Stanley Kubrick foi, para mim, o cineasta mais brilhante que existiu até hoje. A sua visão de um determinado tema era transposta para o cinema fabulosamente e unicamente. Nunca um realizador foi tão genial, tão profundo, tão irreverente, tão brilhante. Poderia estar aqui horas e horas a falar de Kubrick e todas as suas obras, desde “The Killing”, passando por “Lolita”, “Dr. Strangelove”, “Spartacus”, “Paths of Glory”, “Barry Lyndon”, “2001 A Space Odissey”, “The Shinning”, “Full Metal Jackett”, “Eyes Wide Shut”, até este “A Clockwork Orange”. Mas na verdade, “A Clockwork Orange” constitui com “2001 A Space Odissey”, “The Shinning” e “Full Metal Jackett” as obras máximas do seu cinema, não menosprezando as outras.
Mas, relativamente a este “A Clockwork Orange”, em português “A Laranja Mecânica”, Kubrick criou uma obra-prima sobre a violência. É um filme espantoso e lembro-me que quando o visionei pela primeira vez fiquei completamente extasiado, sem saber o que dizer. Sim, sem saber o que dizer, pois há filmes que têm esse poder. O poder de nos deixar em blackout.
“A Clockwork Orange” é como a moeda que falta a um coleccionador, preciosa. É como a mente humana, complexa. É como uma estrela, brilhante.
Ao que parece, Kubrick adaptou o romance homónimo de Anthony Burgess com Malcolm McDowell em mente para o papel de Alex. Penso até que Kubrick terá dito que se McDowell tivesse recusado fazer o papel de Alex, ele não tinha feito o filme. Uma coisa é certa, passados 38 anos da realização do filme, não imagino outro actor da época que superasse a prestação de McDowell. Interpretação fabulosa.
Stanley Kubrick, volto a referir, foi um génio da Sétima Arte. Ele construiu com este “A Clockwork Orange” uma arrojada e imponente crítica à sociedade americana e à geração de delinquência que se formava na época. Violento? Muito, não há como negá-lo, mas brilhante.
Polémico, frio e assombroso, “A Clockwork Orange” é isso tudo e ainda mais. É uma viagem pelos horrores de uma mente psicótica e pelas atrocidades depravadas e ultra-violentas de uma geração corrompida. É uma denúncia da hipocrisia social de uma época negra, caótica e condenada.
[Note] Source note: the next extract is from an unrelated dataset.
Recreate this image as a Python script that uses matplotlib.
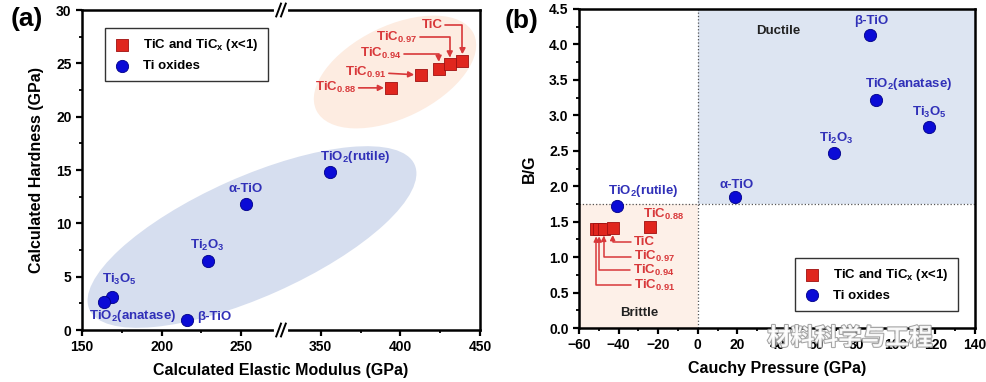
import numpy as np
import matplotlib.pyplot as plt
import matplotlib.patheffects as pe
from matplotlib.patches import Ellipse
from matplotlib.ticker import FixedLocator, MultipleLocator, FormatStrFormatter
from matplotlib import transforms

plt.rcParams['font.family'] = ['Liberation Sans', 'DejaVu Sans']
plt.rcParams['font.weight'] = 'bold'
plt.rcParams['axes.labelweight'] = 'bold'
plt.rcParams['mathtext.fontset'] = 'custom'
plt.rcParams['mathtext.rm'] = 'Liberation Sans:bold'
plt.rcParams['mathtext.bf'] = 'Liberation Sans:bold'
plt.rcParams['mathtext.it'] = 'Liberation Sans:bold'

# data: TiC and TiCx
tic_names = ['TiC$_{0.88}$', 'TiC$_{0.91}$', 'TiC$_{0.94}$', 'TiC$_{0.97}$', 'TiC']
tic_modulus = [394, 413, 424, 431, 439]
tic_hardness = [22.7, 23.9, 24.5, 24.9, 25.2]
tic_cauchy = [-24, -51.3, -49.8, -47.5, -43]
tic_bg = [1.43, 1.39, 1.39, 1.40, 1.41]

# data: Ti oxides
oxide_names = ['TiO$_2$(rutile)', 'α-TiO', 'Ti$_2$O$_3$', 'Ti$_3$O$_5$',
               'TiO$_2$(anatase)', 'β-TiO']
oxide_modulus = [356, 253, 229, 169, 164, 216]
oxide_hardness = [14.8, 11.8, 6.5, 3.1, 2.6, 0.9]
oxide_cauchy = [-41, 19, 69, 117, 90, 87]
oxide_bg = [1.72, 1.85, 2.47, 2.84, 3.21, 4.14]

pugh_limit = 1.75

red = '#e0261e'
red_txt = '#d8383a'
blue = '#0b0bd6'
blue_txt = '#3030b8'

fig = plt.figure(figsize=(9.87, 3.82), dpi=100)
ax1 = fig.add_axes([82 / 987, 52 / 382, 398 / 987, 320 / 382])
ax2 = fig.add_axes([579 / 987, 54 / 382, 396 / 987, 319 / 382])


# broken x axis (275 -> 325 removed)
def fwd(x):
    x = np.asarray(x, float)
    return np.where(x <= 275, x, np.where(x >= 325, x - 50, 275.0))


def inv(y):
    y = np.asarray(y, float)
    return np.where(y <= 275, y, y + 50)


ax1.set_xscale('function', functions=(fwd, inv))
ax1.set_xlim(150, 450)
ax1.set_ylim(0, 30)
ax1.xaxis.set_major_locator(FixedLocator([150, 200, 250, 350, 400, 450]))
ax1.xaxis.set_minor_locator(FixedLocator([175, 225, 375, 425]))
ax1.yaxis.set_major_locator(MultipleLocator(5))
ax1.yaxis.set_minor_locator(MultipleLocator(2.5))
ax1.xaxis.set_major_formatter(FormatStrFormatter('%d'))

# ellipses drawn in axes-pixel units
W1 = 398.0
H1 = 320.0
px1 = transforms.Affine2D().scale(1 / W1, 1 / H1) + ax1.transAxes
ax1.add_patch(Ellipse((170, 93), 356, 120, angle=24, transform=px1,
                      color='#d6deef', zorder=0, lw=0))
ax1.add_patch(Ellipse((313, 258), 175, 92, angle=26, transform=px1,
                      color='#fdece1', zorder=0, lw=0))

ax1.scatter(tic_modulus, tic_hardness, marker='s', s=64, color=red,
            edgecolors='#a01010', linewidths=0.6, zorder=3,
            label='TiC and TiC$_\\mathregular{x}$ (x<1)')
ax1.scatter(oxide_modulus, oxide_hardness, marker='o', s=78, color=blue,
            edgecolors='#000088', linewidths=0.6, zorder=3, label='Ti oxides')

ox_off1 = [(25, 15), (0, 15), (0, 15), (7, 17), (28, -14), (27, 3)]
for n, x, y, (dx, dy) in zip(oxide_names, oxide_modulus, oxide_hardness, ox_off1):
    ax1.annotate(n, (x, y), xytext=(dx, dy), textcoords='offset pixels',
                 ha='center', va='center', color=blue_txt, fontsize=9.5)

tic_off1 = [(-35, 0), (-35, 3), (-37, 15), (-33, 27), (-20, 36)]
for i, (n, x, y, (dx, dy)) in enumerate(zip(tic_names, tic_modulus, tic_hardness, tic_off1)):
    cs = 'arc3' if i < 2 else 'angle,angleA=0,angleB=90,rad=0'
    ax1.annotate(n, (x, y), xytext=(dx, dy), textcoords='offset pixels',
                 ha='right', va='center', color=red_txt, fontsize=9.5,
                 arrowprops=dict(arrowstyle='-|>,head_length=0.35,head_width=0.18',
                                 color=red_txt, lw=1.2, shrinkA=0, shrinkB=5,
                                 connectionstyle=cs))

ax1.legend(loc='upper left', bbox_to_anchor=(0.058, 0.944), borderaxespad=0,
           fancybox=False, edgecolor='#333333', framealpha=1, fontsize=9.5,
           handlelength=1.2, handletextpad=1.0, borderpad=0.7, labelspacing=0.5)

# break marks
for yb in (0, 1):
    ax1.plot([0.488, 0.512], [yb, yb], transform=ax1.transAxes,
             color='white', lw=3, clip_on=False, zorder=5)
    for d in (-0.006, 0.006):
        ax1.plot([0.5 + d - 0.006, 0.5 + d + 0.006], [yb - 0.02, yb + 0.02],
                 transform=ax1.transAxes, color='black', lw=1.4,
                 clip_on=False, zorder=6)

ax1.set_xlabel('Calculated Elastic Modulus (GPa)', fontsize=11.5, labelpad=6)
ax1.set_ylabel('Calculated Hardness (GPa)', fontsize=11.5, labelpad=9)

# right panel
xlim2 = (-60, 140)
ylim2 = (0, 4.5)
ax2.set_xlim(*xlim2)
ax2.set_ylim(*ylim2)
ax2.xaxis.set_major_locator(MultipleLocator(20))
ax2.xaxis.set_minor_locator(MultipleLocator(10))
ax2.yaxis.set_major_locator(MultipleLocator(0.5))
ax2.yaxis.set_minor_locator(MultipleLocator(0.25))
ax2.yaxis.set_major_formatter(FormatStrFormatter('%.1f'))

ax2.fill_between([0, xlim2[1]], pugh_limit, ylim2[1], color='#dde5f2', lw=0, zorder=0)
ax2.fill_between([xlim2[0], 0], ylim2[0], pugh_limit, color='#fdf0e8', lw=0, zorder=0)
ax2.axvline(0, ls=':', color='#555555', lw=0.9, zorder=1)
ax2.axhline(pugh_limit, ls=':', color='#555555', lw=0.9, zorder=1)

ax2.scatter(tic_cauchy, tic_bg, marker='s', s=64, color=red,
            edgecolors='#a01010', linewidths=0.6, zorder=3,
            label='TiC and TiC$_\\mathregular{x}$ (x<1)')
ax2.scatter(oxide_cauchy, oxide_bg, marker='o', s=78, color=blue,
            edgecolors='#000088', linewidths=0.6, zorder=3, label='Ti oxides')

ox_off2 = [(27, 15), (1, 12), (2, 14), (0, 14), (33, 16), (1, 14)]
for n, x, y, (dx, dy) in zip(oxide_names, oxide_cauchy, oxide_bg, ox_off2):
    ax2.annotate(n, (x, y), xytext=(dx, dy), textcoords='offset pixels',
                 ha='center', va='center', color=blue_txt, fontsize=9.5)

tic_off2 = [(-7, 12), (38, -56), (34, -41), (30, -28), (21, -14)]
for i, (n, x, y, (dx, dy)) in enumerate(zip(tic_names, tic_cauchy, tic_bg, tic_off2)):
    if i == 0:
        ax2.annotate(n, (x, y), xytext=(dx, dy), textcoords='offset pixels',
                     ha='left', va='center', color=red_txt, fontsize=9.5)
    else:
        ax2.annotate(n, (x, y), xytext=(dx, dy), textcoords='offset pixels',
                     ha='left', va='center', color=red_txt, fontsize=9.5,
                     arrowprops=dict(arrowstyle='-|>,head_length=0.3,head_width=0.15',
                                     color=red_txt, lw=1.1, shrinkA=0, shrinkB=5,
                                     connectionstyle='angle,angleA=0,angleB=90,rad=0'))

ax2.text(40.5, 4.19, 'Ductile', ha='center', va='center', fontsize=9.5, color='#222222')
ax2.text(-29.5, 0.21, 'Brittle', ha='center', va='center', fontsize=9.5, color='#222222')

ax2.legend(loc='lower right', bbox_to_anchor=(0.957, 0.053), borderaxespad=0,
           fancybox=False, edgecolor='#333333', framealpha=1, fontsize=9.5,
           handlelength=1.2, handletextpad=1.0, borderpad=0.7, labelspacing=0.5)

ax2.set_xlabel('Cauchy Pressure (GPa)', fontsize=11.5, labelpad=6)
ax2.set_ylabel('B/G', fontsize=11.5, labelpad=9)

for ax in (ax1, ax2):
    for s in ax.spines.values():
        s.set_linewidth(1.8)
    ax.tick_params(which='major', direction='out', length=4, width=1.6, labelsize=10)
    ax.tick_params(which='minor', direction='out', length=2.5, width=1.3)

fig.text(27 / 987, 1 - 19 / 382, '(a)', fontsize=19, ha='center', va='center')
fig.text(522 / 987, 1 - 21 / 382, '(b)', fontsize=19, ha='center', va='center')

# watermark
fig.text(850 / 987, 1 - 338 / 382, '材料科学与工程', fontsize=17, ha='center', va='center',
         family=['Noto Sans CJK SC'], color='white', alpha=0.9,
         path_effects=[pe.withStroke(linewidth=1.5, foreground='#999999')])

fig.savefig('out.png', dpi=100)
É com o percurso de Alex (Malcolm McDowell) que Kubrick nos mostra esse paradigma social. Alex, cuja música preferida é a Nona Sinfonia de Beethoven, é violento, sádico, irreverente e cruel. Ele é o líder de um gang, chamado por droogs, que vem do russo druk (amigo), onde Alex exterioriza toda a sua crueldade e malícia conjuntamente com os outros membros do gang. A linguagem utilizada por Alex e pelos companheiros, denominada de nadsat, é uma criação do autor do livro Anthony Burgess, onde mistura palavras inglesas, russas e calão.
A iniciação de Alex e o seu gang no mundo delinquente começa com roubos e acaba em violações depravadas, espancamentos e assassínios. Depois de ser traído pelos seus companheiros, Alex é preso e submetido a uma experiência perigosa e inovadora denominada Tratamento Ludovico, que tinha por finalidade eliminar essa vertente sádica e criminosa de Alex e criar uma aversão deste pela violência. Ou seja, uma espécie de “cura” para os psicopatas e criminosos em geral. Quando Alex regressa à sociedade, vai ter que lidar com essa hipocrisia que o rodeia, com essa violência psicológica, vingativa e hipócrita que abunda na sociedade.
Particularmente, sou da opinião de que a famosíssima cena em que Alex canta Singin’ In The Rain enquanto espanca um casal e viola a mulher está simplesmente magnífica. Nessa cena, Kubrick mostra toda a demência, toda a crueldade de uma mente depravada e psicótica.
Kubrick cria violência em toda a sua forma. Abunda crueldade, falsidade e horror. Emerge ironia, transpira demência. Ele protesta contra a sociedade, contra a política. Kubrick impõe-se contra uma sociedade que impõe valores imorais, que cria ela própria estes “seres”, que origina esta violência, este caos social e futuras demagogias.
Kubrick em perfeita sintonia com o cinema, com a arte. Assombroso.